(Collected data entries)
# # # # #

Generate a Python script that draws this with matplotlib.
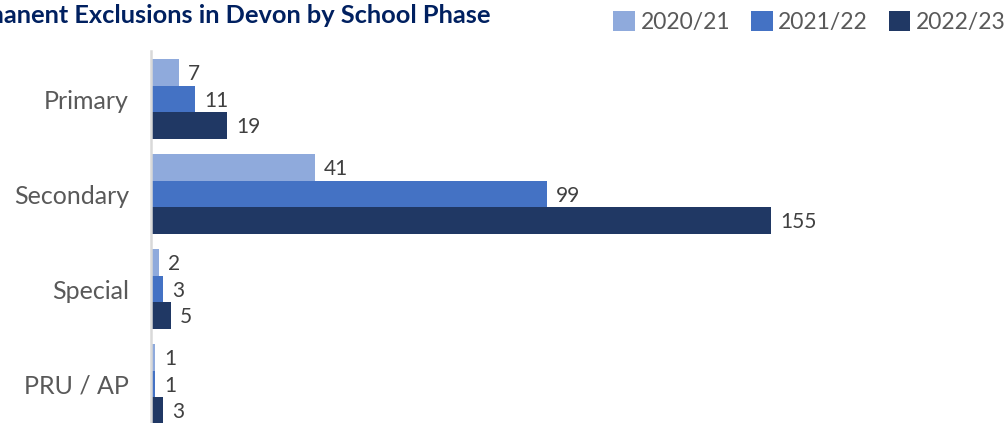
import matplotlib
matplotlib.use("Agg")
import matplotlib.pyplot as plt
import numpy as np
from matplotlib.patches import Patch

plt.rcParams['font.family'] = ['Lato', 'DejaVu Sans']

# data
phases = ['Primary', 'Secondary', 'Special', 'PRU / AP']
years = ['2020/21', '2021/22', '2022/23']
v2021 = [7, 41, 2, 1]
v2122 = [11, 99, 3, 1]
v2223 = [19, 155, 5, 3]
colors = ['#8FAADC', '#4472C4', '#203864']

W, H = 1007, 423
fig = plt.figure(figsize=(W / 100, H / 100), dpi=100)
ax = fig.add_axes([151 / W, 1 - 431.5 / H, (W - 151) / W, 380 / H])

y = np.arange(len(phases))
bh = 0.279
series = [v2021, v2122, v2223]
for i, (vals, c) in enumerate(zip(series, colors)):
    pos = y + (i - 1) * bh
    ax.barh(pos, vals, height=bh, color=c, zorder=2)
    for p, v in zip(pos, vals):
        ax.text(v + 2.2, p + 0.02, str(v), va='center', ha='left',
                fontsize=15, color='#404040')

ax.set_xlim(0, (W - 151) / 4.0)
ax.set_ylim(3.5, -0.5)
ax.set_xticks([])
ax.set_yticks(y)
ax.set_yticklabels(phases, fontsize=18, color='#595959')
ax.tick_params(axis='y', length=0, pad=16)
for s in ['top', 'right', 'bottom']:
    ax.spines[s].set_visible(False)
ax.spines['left'].set_color('#D9D9D9')
ax.spines['left'].set_linewidth(1.8)

# title is cropped on the left in the original
fig.text(490 / W, 1 - 23 / H, 'Permanent Exclusions in Devon by School Phase',
         ha='right', va='baseline', fontsize=18.3, fontweight='bold', color='#002060')

handles = [Patch(facecolor=c, edgecolor='none') for c in colors]
fig.legend(handles, years, loc='upper right', bbox_to_anchor=(1022 / W, 1 + 5 / H),
           ncol=3, frameon=False, fontsize=16.5, labelcolor='#595959',
           handlelength=0.95, handleheight=0.95, handletextpad=0.25, columnspacing=0.9,
           borderaxespad=0.3)

fig.savefig('out.png', dpi=100)
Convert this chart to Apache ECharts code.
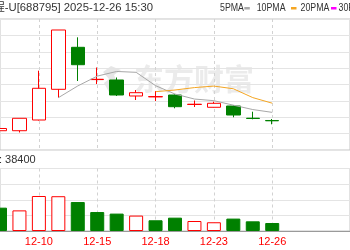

# # # # #

> _WRITTEN INSTRUCTION_:
Using the material above, return every line exactly as it appears, minus the pictures.

> _TASK SOLUTION_:
Generate a Python script that draws this with matplotlib.
import matplotlib
matplotlib.use("Agg")
import matplotlib.pyplot as plt
import numpy as np
from matplotlib.patches import Patch

plt.rcParams['font.family'] = ['Lato', 'DejaVu Sans']

# data
phases = ['Primary', 'Secondary', 'Special', 'PRU / AP']
years = ['2020/21', '2021/22', '2022/23']
v2021 = [7, 41, 2, 1]
v2122 = [11, 99, 3, 1]
v2223 = [19, 155, 5, 3]
colors = ['#8FAADC', '#4472C4', '#203864']

W, H = 1007, 423
fig = plt.figure(figsize=(W / 100, H / 100), dpi=100)
ax = fig.add_axes([151 / W, 1 - 431.5 / H, (W - 151) / W, 380 / H])

y = np.arange(len(phases))
bh = 0.279
series = [v2021, v2122, v2223]
for i, (vals, c) in enumerate(zip(series, colors)):
    pos = y + (i - 1) * bh
    ax.barh(pos, vals, height=bh, color=c, zorder=2)
    for p, v in zip(pos, vals):
        ax.text(v + 2.2, p + 0.02, str(v), va='center', ha='left',
                fontsize=15, color='#404040')

ax.set_xlim(0, (W - 151) / 4.0)
ax.set_ylim(3.5, -0.5)
ax.set_xticks([])
ax.set_yticks(y)
ax.set_yticklabels(phases, fontsize=18, color='#595959')
ax.tick_params(axis='y', length=0, pad=16)
for s in ['top', 'right', 'bottom']:
    ax.spines[s].set_visible(False)
ax.spines['left'].set_color('#D9D9D9')
ax.spines['left'].set_linewidth(1.8)

# title is cropped on the left in the original
fig.text(490 / W, 1 - 23 / H, 'Permanent Exclusions in Devon by School Phase',
         ha='right', va='baseline', fontsize=18.3, fontweight='bold', color='#002060')

handles = [Patch(facecolor=c, edgecolor='none') for c in colors]
fig.legend(handles, years, loc='upper right', bbox_to_anchor=(1022 / W, 1 + 5 / H),
           ncol=3, frameon=False, fontsize=16.5, labelcolor='#595959',
           handlelength=0.95, handleheight=0.95, handletextpad=0.25, columnspacing=0.9,
           borderaxespad=0.3)

fig.savefig('out.png', dpi=100)
Convert this chart to Apache ECharts code.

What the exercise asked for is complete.